Job – Both end lines count: copy exactly from the line that contains "Generate a Python" to the line that contains "from matplotlib.ticker import", and only those lines.

— Begin Material provided —

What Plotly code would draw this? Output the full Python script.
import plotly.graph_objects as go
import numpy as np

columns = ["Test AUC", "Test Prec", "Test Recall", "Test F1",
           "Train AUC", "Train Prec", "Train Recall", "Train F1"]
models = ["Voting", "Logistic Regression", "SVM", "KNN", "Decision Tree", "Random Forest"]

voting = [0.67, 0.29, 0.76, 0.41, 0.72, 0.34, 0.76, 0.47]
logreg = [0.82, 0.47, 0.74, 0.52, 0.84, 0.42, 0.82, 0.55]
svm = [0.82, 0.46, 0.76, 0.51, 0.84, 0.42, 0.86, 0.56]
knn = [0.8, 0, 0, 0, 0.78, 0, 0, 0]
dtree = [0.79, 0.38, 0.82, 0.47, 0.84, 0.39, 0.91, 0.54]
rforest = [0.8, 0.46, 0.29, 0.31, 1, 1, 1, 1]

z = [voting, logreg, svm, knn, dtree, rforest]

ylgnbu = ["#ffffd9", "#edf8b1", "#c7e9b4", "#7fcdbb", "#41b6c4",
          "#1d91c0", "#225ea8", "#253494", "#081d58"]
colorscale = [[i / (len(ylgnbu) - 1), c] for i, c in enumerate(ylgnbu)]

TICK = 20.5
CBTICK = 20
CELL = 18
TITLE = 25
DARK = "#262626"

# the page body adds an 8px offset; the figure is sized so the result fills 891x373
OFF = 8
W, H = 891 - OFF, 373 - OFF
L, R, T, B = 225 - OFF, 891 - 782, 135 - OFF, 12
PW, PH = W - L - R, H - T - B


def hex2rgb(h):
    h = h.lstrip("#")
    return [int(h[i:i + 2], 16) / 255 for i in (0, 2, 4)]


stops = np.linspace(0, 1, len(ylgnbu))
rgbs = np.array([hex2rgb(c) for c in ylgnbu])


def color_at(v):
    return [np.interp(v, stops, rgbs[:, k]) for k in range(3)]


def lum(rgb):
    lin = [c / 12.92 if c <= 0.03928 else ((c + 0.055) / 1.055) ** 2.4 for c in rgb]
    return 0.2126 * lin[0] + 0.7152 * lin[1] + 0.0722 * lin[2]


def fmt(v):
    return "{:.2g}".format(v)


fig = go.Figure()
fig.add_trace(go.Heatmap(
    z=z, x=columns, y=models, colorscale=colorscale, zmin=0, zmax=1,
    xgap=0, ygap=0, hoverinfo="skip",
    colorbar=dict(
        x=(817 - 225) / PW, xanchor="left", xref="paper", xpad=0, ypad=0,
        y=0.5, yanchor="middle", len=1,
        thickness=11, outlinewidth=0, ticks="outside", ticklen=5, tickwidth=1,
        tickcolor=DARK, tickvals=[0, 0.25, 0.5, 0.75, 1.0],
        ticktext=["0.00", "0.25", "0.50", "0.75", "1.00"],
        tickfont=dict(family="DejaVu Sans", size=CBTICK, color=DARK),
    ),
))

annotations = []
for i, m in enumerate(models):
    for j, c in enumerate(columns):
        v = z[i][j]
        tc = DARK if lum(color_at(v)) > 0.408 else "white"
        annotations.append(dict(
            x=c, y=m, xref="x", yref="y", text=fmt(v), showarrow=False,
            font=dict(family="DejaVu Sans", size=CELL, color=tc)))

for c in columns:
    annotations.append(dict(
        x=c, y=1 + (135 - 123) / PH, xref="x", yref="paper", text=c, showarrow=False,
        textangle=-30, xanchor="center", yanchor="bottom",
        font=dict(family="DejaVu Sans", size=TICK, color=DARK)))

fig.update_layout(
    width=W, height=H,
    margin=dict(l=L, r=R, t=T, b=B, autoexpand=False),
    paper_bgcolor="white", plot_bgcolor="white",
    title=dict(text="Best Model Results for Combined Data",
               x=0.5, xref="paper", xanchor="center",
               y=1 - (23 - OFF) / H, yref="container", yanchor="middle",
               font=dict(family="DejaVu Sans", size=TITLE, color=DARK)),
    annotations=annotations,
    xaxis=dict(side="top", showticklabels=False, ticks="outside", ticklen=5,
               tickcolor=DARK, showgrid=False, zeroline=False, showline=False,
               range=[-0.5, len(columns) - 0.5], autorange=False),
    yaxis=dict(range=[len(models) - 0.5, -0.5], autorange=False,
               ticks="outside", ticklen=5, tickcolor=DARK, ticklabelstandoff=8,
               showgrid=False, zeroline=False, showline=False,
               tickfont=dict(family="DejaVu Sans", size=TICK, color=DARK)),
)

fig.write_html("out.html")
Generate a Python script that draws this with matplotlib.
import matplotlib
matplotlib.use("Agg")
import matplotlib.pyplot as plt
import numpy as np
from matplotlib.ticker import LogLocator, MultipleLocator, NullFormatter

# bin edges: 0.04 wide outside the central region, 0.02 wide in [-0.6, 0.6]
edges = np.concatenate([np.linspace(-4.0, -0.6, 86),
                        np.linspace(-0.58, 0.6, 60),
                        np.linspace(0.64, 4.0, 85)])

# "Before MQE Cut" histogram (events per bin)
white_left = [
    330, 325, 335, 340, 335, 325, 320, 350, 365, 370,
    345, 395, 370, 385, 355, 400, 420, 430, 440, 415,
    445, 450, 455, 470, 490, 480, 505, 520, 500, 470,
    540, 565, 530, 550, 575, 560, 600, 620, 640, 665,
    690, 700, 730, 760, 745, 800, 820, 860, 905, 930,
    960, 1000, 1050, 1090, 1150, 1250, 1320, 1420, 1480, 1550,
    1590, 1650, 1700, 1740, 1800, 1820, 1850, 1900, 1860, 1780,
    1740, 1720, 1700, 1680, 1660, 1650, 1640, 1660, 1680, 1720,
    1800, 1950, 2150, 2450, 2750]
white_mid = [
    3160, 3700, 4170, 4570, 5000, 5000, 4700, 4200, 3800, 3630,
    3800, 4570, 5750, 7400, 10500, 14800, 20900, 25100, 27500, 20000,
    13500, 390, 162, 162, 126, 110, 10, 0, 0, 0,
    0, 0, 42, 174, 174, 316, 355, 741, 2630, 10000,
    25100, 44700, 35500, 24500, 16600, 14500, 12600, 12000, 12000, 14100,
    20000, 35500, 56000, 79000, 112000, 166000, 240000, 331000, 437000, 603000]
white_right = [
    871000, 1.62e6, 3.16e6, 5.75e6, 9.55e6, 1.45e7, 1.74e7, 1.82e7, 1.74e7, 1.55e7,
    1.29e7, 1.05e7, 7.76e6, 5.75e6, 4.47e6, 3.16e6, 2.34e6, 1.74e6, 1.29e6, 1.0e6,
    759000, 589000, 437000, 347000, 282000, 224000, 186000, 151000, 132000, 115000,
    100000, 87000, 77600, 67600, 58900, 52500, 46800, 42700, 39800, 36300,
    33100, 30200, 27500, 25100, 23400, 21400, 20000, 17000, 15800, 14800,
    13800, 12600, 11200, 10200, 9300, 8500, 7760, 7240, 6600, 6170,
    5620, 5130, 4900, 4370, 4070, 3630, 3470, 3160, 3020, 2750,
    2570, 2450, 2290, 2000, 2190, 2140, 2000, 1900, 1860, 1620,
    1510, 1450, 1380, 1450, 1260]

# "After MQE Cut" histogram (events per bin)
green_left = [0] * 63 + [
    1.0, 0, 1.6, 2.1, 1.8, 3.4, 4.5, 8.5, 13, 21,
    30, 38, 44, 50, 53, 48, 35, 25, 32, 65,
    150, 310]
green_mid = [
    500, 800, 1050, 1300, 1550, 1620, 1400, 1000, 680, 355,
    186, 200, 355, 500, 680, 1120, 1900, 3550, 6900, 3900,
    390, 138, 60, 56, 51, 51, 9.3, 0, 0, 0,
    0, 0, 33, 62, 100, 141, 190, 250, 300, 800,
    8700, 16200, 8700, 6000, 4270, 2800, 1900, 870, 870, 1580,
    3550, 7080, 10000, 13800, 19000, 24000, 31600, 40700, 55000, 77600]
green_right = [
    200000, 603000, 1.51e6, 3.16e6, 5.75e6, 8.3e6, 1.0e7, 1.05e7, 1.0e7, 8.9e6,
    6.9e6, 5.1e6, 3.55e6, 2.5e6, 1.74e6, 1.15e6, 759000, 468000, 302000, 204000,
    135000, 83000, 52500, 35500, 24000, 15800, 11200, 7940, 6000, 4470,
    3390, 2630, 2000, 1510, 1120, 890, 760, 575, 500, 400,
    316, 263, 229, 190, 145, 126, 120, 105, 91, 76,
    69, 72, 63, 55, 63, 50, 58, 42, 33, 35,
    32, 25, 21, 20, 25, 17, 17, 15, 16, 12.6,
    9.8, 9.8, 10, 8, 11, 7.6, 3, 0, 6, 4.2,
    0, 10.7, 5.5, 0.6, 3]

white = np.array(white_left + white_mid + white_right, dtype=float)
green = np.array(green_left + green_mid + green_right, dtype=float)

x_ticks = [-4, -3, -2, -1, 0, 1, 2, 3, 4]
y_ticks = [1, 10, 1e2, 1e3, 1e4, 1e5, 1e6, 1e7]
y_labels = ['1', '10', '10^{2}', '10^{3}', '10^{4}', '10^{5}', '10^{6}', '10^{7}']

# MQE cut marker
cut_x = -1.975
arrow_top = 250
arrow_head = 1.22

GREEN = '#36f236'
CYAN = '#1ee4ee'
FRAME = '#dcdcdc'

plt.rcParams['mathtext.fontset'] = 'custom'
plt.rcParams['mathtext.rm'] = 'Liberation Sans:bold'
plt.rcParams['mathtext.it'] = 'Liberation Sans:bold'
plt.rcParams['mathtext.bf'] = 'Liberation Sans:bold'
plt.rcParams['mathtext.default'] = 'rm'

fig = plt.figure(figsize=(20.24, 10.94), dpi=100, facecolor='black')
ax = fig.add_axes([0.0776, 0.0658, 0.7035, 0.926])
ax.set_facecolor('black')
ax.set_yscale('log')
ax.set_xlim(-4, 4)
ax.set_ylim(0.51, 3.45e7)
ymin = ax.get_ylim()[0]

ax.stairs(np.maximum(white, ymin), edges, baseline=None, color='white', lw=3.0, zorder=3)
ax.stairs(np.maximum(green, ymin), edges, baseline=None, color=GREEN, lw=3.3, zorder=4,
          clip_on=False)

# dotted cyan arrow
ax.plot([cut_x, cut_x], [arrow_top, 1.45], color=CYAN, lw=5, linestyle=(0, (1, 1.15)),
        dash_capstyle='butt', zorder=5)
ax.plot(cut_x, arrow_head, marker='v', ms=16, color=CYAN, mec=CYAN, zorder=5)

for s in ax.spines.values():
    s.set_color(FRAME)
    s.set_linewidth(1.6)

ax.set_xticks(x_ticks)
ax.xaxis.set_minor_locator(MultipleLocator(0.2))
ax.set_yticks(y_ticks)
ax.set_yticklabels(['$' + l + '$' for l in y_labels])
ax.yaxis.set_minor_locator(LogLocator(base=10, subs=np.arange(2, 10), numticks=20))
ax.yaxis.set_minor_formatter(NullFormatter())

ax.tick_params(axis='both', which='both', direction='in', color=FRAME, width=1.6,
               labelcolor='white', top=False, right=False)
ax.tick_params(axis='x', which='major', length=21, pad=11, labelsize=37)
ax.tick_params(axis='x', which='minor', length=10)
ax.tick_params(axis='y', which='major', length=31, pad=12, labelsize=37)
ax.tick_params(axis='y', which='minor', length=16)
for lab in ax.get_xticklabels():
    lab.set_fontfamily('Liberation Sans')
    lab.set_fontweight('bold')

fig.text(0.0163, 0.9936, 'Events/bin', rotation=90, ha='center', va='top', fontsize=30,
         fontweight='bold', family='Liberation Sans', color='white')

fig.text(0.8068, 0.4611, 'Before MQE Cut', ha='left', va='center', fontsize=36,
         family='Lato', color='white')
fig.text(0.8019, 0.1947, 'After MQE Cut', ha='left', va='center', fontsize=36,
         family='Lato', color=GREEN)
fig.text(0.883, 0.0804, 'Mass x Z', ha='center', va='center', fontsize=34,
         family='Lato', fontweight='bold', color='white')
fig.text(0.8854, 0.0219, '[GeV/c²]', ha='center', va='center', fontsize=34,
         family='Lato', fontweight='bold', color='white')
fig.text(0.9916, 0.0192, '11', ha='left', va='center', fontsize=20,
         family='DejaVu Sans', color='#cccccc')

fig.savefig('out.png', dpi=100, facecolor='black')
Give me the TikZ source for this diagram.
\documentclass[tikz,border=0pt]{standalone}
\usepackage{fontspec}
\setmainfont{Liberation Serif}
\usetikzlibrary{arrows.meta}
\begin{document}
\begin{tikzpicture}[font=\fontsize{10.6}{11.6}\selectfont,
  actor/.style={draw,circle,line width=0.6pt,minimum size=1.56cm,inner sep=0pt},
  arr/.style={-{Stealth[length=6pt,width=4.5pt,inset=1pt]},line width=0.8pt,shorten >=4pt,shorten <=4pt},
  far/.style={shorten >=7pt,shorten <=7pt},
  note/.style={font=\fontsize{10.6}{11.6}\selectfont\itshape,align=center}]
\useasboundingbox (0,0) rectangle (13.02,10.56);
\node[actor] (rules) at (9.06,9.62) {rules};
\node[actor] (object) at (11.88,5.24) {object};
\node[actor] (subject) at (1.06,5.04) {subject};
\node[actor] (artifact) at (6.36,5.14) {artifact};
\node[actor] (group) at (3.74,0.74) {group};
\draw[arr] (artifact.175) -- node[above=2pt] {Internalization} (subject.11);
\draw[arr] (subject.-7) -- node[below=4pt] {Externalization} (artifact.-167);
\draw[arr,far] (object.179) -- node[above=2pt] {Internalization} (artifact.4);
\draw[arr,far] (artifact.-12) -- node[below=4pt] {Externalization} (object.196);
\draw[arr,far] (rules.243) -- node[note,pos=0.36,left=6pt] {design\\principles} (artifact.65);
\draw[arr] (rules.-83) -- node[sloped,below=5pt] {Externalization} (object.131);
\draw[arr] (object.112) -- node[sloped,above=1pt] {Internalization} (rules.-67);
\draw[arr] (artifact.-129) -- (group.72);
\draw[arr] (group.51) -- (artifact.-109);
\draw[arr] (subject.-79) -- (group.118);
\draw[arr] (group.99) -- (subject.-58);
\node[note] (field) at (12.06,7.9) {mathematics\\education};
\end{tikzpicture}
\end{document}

— End Material provided —

Task response –
Generate a Python script that draws this with matplotlib.
import matplotlib
matplotlib.use("Agg")
import matplotlib.pyplot as plt
import numpy as np
from matplotlib.ticker import LogLocator, MultipleLocator, NullFormatter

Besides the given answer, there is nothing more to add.